Dr. Glaser: „Die Versuche, die ‚Vier Apostel‘ zu bekommen, sind noch nicht abgeschlossen. Ich glaube, daß Ministerpräsident Goppel bei seinem bevorstehenden Besuch in Nürnberg die Bereitschaft dazu aussprechen wird.“ Frage: „Was kommt aus Mitteldeutschland?“

Dr. Schönberger: „Da kann man noch nichts sagen. Es könnte sein, daß wir Leihgaben bekommen, wenn die Gespräche zwischen der DDR und der Bundesrepublik zustande kommen und erfolgreich enden.
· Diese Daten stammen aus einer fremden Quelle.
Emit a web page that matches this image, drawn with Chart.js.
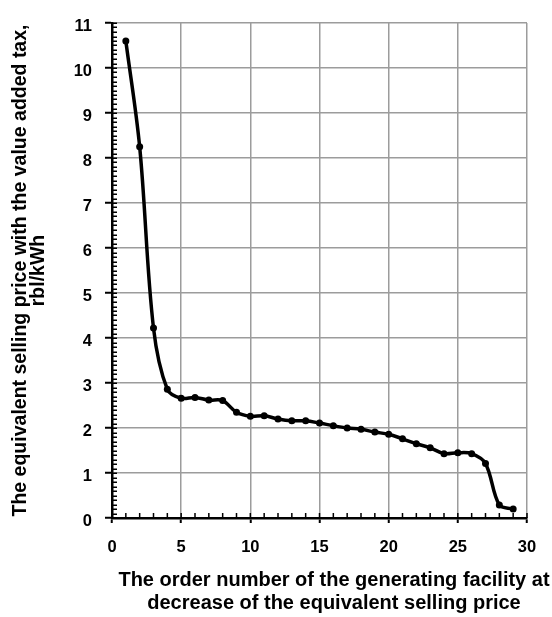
<!DOCTYPE html>
<html>
<head>
<meta charset="utf-8">
<script src="https://cdn.jsdelivr.net/npm/chart.js@4/dist/chart.umd.min.js"></script>
<style>
  html, body { margin: 0; padding: 0; background: #fff; }
  #wrap { width: 552px; height: 617px; }
</style>
</head>
<body>
<div id="wrap"><canvas id="priceChart" width="552" height="617"></canvas></div>
<script>
// Facility order numbers and equivalent selling price (with VAT), rbl/kWh
const facilityNo = [1, 2, 3, 4, 5, 6, 7, 8, 9, 10, 11, 12, 13, 14, 15,
                    16, 17, 18, 19, 20, 21, 22, 23, 24, 25, 26, 27, 28, 29];
const priceVat = [10.6, 8.25, 4.22, 2.86, 2.66, 2.68, 2.62, 2.61, 2.35, 2.26,
                  2.27, 2.20, 2.16, 2.16, 2.11, 2.05, 2.00, 1.97, 1.91, 1.86,
                  1.76, 1.65, 1.56, 1.43, 1.45, 1.43, 1.21, 0.29, 0.20];

const xTitle = ['The order number of the generating facility at',
                'decrease of the equivalent selling price'];
const yTitle = ['The equivalent selling price with the value added tax,',
                'rbl/kWh'];

const FONT = "'Liberation Sans', Arial, sans-serif";

Chart.defaults.font.family = FONT;
Chart.defaults.font.weight = 'bold';
Chart.defaults.color = '#000';

// Small inner ticks along both axes (every 0.1 on y, every 1 on x)
const minorTicks = {
    id: 'minorTicks',
    beforeDatasetsDraw(chart) {
        const ctx = chart.ctx;
        const xs = chart.scales.x;
        const ys = chart.scales.y;
        const area = chart.chartArea;
        ctx.save();
        ctx.strokeStyle = '#000';
        ctx.lineWidth = 1.5;
        ctx.beginPath();
        for (let i = 0; i <= 110; i++) {
            const py = Math.round(ys.getPixelForValue(i / 10)) + 0.25;
            ctx.moveTo(area.left, py);
            ctx.lineTo(area.left + 5, py);
        }
        for (let i = 1; i <= 30; i++) {
            const px = xs.getPixelForValue(i);
            ctx.moveTo(px, area.bottom);
            ctx.lineTo(px, area.bottom - 5);
        }
        ctx.stroke();
        ctx.restore();
    }
};

// Two-line x axis caption, centred between the plot's left edge and the canvas edge
const xCaption = {
    id: 'xCaption',
    afterDraw(chart) {
        const ctx = chart.ctx;
        const cx = (chart.chartArea.left + chart.width) / 2 + 2;
        ctx.save();
        ctx.font = 'bold 20px ' + FONT;
        ctx.fillStyle = '#000';
        ctx.textAlign = 'center';
        ctx.textBaseline = 'middle';
        ctx.fillText(xTitle[0], cx, 580);
        ctx.fillText(xTitle[1], cx, 603);
        ctx.restore();
    }
};

new Chart(document.getElementById('priceChart'), {
    type: 'line',
    data: {
        datasets: [{
            data: facilityNo.map((n, i) => ({ x: n, y: priceVat[i] })),
            borderColor: '#000',
            backgroundColor: '#000',
            borderWidth: 3.5,
            pointRadius: 3.5,
            pointBackgroundColor: '#000',
            pointBorderWidth: 0,
            tension: 0.35,
            fill: false
        }]
    },
    options: {
        responsive: false,
        animation: false,
        layout: { padding: { top: 23, right: 25, left: 0, bottom: 0 } },
        plugins: {
            legend: { display: false },
            tooltip: { enabled: false }
        },
        scales: {
            x: {
                type: 'linear',
                min: 0,
                max: 30,
                afterFit: (scale) => { scale.height = 99; },
                ticks: {
                    stepSize: 5,
                    padding: 15,
                    font: { size: 16.5, weight: 'bold' }
                },
                grid: {
                    color: '#9c9c9c',
                    lineWidth: 1.5,
                    tickLength: 5,
                    tickColor: '#000',
                    tickWidth: 2
                },
                border: { color: '#000', width: 2.5 }
            },
            y: {
                min: 0,
                max: 11,
                afterFit: (scale) => { scale.width = 112; },
                ticks: {
                    stepSize: 1,
                    padding: 13,
                    labelOffset: 3,
                    font: { size: 16.5, weight: 'bold' }
                },
                grid: {
                    color: '#9c9c9c',
                    lineWidth: 1.5,
                    tickLength: 7,
                    tickColor: '#000',
                    tickWidth: 2
                },
                border: { color: '#000', width: 2.5 },
                title: {
                    display: true,
                    text: yTitle,
                    font: { size: 19.5, weight: 'bold', lineHeight: '18px' },
                    padding: { top: 12, bottom: 0 }
                }
            }
        }
    },
    plugins: [minorTicks, xCaption]
});
</script>
</body>
</html>
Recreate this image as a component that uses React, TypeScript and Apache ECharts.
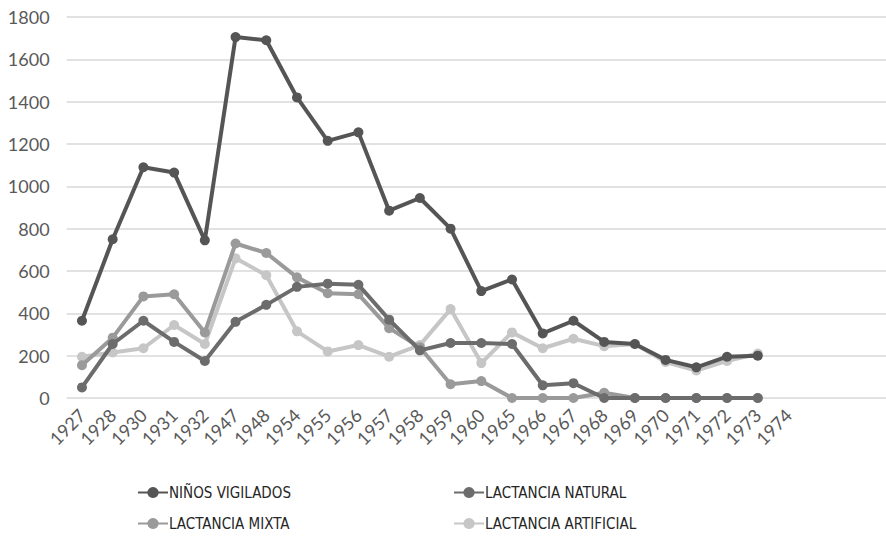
import React, { useEffect, useRef } from "react";
import * as echarts from "echarts";

const years = ["1927","1928","1930","1931","1932","1947","1948","1954","1955","1956","1957","1958","1959","1960","1965","1966","1967","1968","1969","1970","1971","1972","1973","1974"];
const yTicks = [0, 200, 400, 600, 800, 1000, 1200, 1400, 1600, 1800];
const ninosVigilados = [365, 750, 1090, 1065, 745, 1705, 1690, 1420, 1215, 1255, 885, 945, 800, 505, 560, 305, 365, 265, 255, 180, 145, 195, 200];
const lactanciaNatural = [50, 255, 365, 265, 175, 360, 440, 525, 540, 535, 370, 225, 260, 260, 255, 60, 70, 0, 0, 0, 0, 0, 0];
const lactanciaMixta = [155, 285, 480, 490, 310, 730, 685, 570, 495, 490, 330, 240, 65, 80, 0, 0, 0, 25, 0, 0, 0, 0, 0];
const lactanciaArtificial = [195, 215, 235, 345, 255, 660, 580, 315, 220, 250, 195, 250, 420, 165, 310, 235, 280, 245, 255, 170, 130, 175, 210];

const names = ["NIÑOS VIGILADOS", "LACTANCIA NATURAL", "LACTANCIA MIXTA", "LACTANCIA ARTIFICIAL"];
const colors = ["#555555", "#6c6c6c", "#9a9a9a", "#c6c6c6"];
const seriesData = [ninosVigilados, lactanciaNatural, lactanciaMixta, lactanciaArtificial];
const FONT = 'Lato, "Open Sans", sans-serif';
const LEGEND_FONT = '"DejaVu Sans Condensed", Lato, sans-serif';

export default function App() {
  const ref = useRef<HTMLDivElement>(null);
  useEffect(() => {
    if (!ref.current) return;
    const chart = echarts.init(ref.current, null, { renderer: "svg" });
    const cats = years.concat(["", "", ""]);
    const legendPos = [
      { left: 132, top: 480 },
      { left: 448, top: 480 },
      { left: 132, top: 511 },
      { left: 448, top: 511 },
    ];
    chart.setOption({
      animation: false,
      backgroundColor: "#ffffff",
      grid: { left: 66.6, right: 0, top: 17, bottom: 141, containLabel: false },
      legend: names.map((n, i) => ({
        orient: "horizontal",
        left: legendPos[i].left,
        top: legendPos[i].top,
        itemWidth: 30,
        itemHeight: 14,
        data: [n],
        textStyle: { fontFamily: LEGEND_FONT, fontSize: 15, color: "#262626", padding: [0, 0, 0, -4] },
      })),
      xAxis: {
        type: "category",
        data: cats,
        boundaryGap: true,
        axisLine: { show: false },
        axisTick: { show: false },
        axisLabel: {
          interval: 0,
          rotate: 45,
          margin: 14,
          fontFamily: FONT,
          fontSize: 18,
          color: "#595959",
        },
      },
      yAxis: {
        type: "value",
        min: yTicks[0],
        max: yTicks[yTicks.length - 1],
        interval: 200,
        axisLine: { show: false },
        axisTick: { show: false },
        axisLabel: {
          margin: 17,
          fontFamily: FONT,
          fontSize: 18,
          color: "#595959",
          formatter: (v: number) => String(v),
        },
        splitLine: { lineStyle: { color: "#d9d9d9", width: 1.5 } },
      },
      series: names.map((n, i) => ({
        name: n,
        type: "line",
        data: seriesData[i],
        symbol: "circle",
        symbolSize: 10,
        lineStyle: { width: 4, color: colors[i] },
        itemStyle: { color: colors[i] },
        z: 10 - i,
      })),
    });
    return () => chart.dispose();
  }, []);
  return (
    <div style={{ position: "absolute", left: 0, top: 0, width: 886, height: 539, overflow: "hidden", background: "#fff" }}>
      <div ref={ref} style={{ width: 896, height: 539 }} />
    </div>
  );
}
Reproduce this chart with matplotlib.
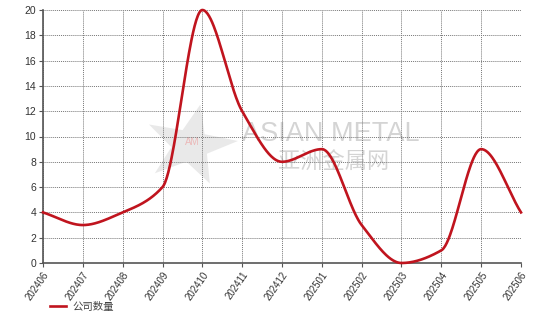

Es könnte aber auch sein, daß der Osten eine eigene Ausstellung zeigt.“

Frage: „Was plant das Theater zum Dürerjahr?“

Hesso Huber: „Zwei Schauspielinszenierungen. ,Galileo Galilei‘ von Brecht in einer Buckwitz-Inszenierung und ‚Sturm‘ von Shakespeare. Darüber laufen die Verhandlungen.“

Wolfgang Gayler: „Von der Auftragsoper ist ja viel gesprochen worden. Neues ist nicht zu berichten, nachdem Arrabal den Auftrag bekommen hat. Wie die Oper aussehen wird, ist noch nicht bekannt.“

Frage: „Was kostet die Auftragsoper?“

Dr. Glaser: „Wir rechnen, daß die Kosten für den Librettisten und den Komponisten bei 50 000 Mark liegen. Für die Inszenierung werden – mit großen Vorbehalten – zwischen 120 000 und 140 000 Mark anzusetzen sein.“ Frage: „Was hat die Landesgewerbeanstalt vor?“

Curt Heigl: „Wir zeigen Gold- und Silberschmuck, mit einem historischen Kern, aber bis hin zu modernen Gegenständen, eingeschlossen eine Gruppe ‚Schmuck von Malern und Bildhauern‘. Dabei ist beispielsweise noch offen, ob ich Schmuck von Dali bekomme. Letzten Endes ist das eine Frage der hohen Versicherung.“

Frage: „Wie sehen die Pläne der Dürer-Gesellschaft aus?“

Michael M. Prechtl: „Wir wollen nicht nur Theoretiker, sondern auch Künstler beteiligen und haben 50 in- und ausländische Künstler angeschrieben mit der Bitte, ein Werk für das Dürerjahr zu schalten oder eines aus ihrer Produktion Dürer zu widmen. 35 davon haben spontan zugesagt.“

Frage: „Hängt die Teilnahme am Dürerjahr vom Geldbeutel ab?“

Dr. Glaser: „Wo es nur geht, werden wir ohne Eintrittspreise arbeiten oder die Preise möglichst niedrig halten. Alle Veranstaltungen sollen der Öffentlichkeit zugänglich sein.“

Frage: „Hat man sich Gedanken über die bisherige Zusammensetzung des Dürerjahr-Kuratoriums gemacht?“

Dr. Glaser: „Im Kuratorium sollte die Politik vertreten sein. Da gibt es natürlich Veränderungen, die sich so auswirken, daß der jeweils amtierende Kanzler den Vorsitz hat. Kiesinger hat selbstverständlich den Vorsitz abgetreten.“

Frage: „Was tut die Stadt im Dürerjahr für die Bildenden Künstler?“

Dr. Glaser: „Eigentlich wollten wir ja den Grundstein für ein Kunst- und Bildungszentrum legen. Aber in den nächsten Tagen wird dem Stadtrat ein Konzept für eine internationale moderne Sammlung vorgelegt.“

Frage: „Was unternimmt die Stadt gegen eine Kitsch-Welle?“

Walter Schatz: „Unsere größte Sorge sind die ‚betenden Hände‘ in Schweineschmalz. Wir werden darüber noch mit den Verbänden sprechen und planen ein Preisausschreiben ‚Dürer-Kitsch gesucht‘, um die Sache abzufangen.“

Es gäbe noch vieles aufzuzählen. Beispielsweise die große Grafikausstellung in der Kunsthalle, die „Dürergasse“, in der Handwerksbetriebe aus der Zeit des Meisters zu sehen sein sollen, oder die Pläne, die gewälzt werden, damit sich draußen der Name Nürnbergs als Dürerstadt einprägt.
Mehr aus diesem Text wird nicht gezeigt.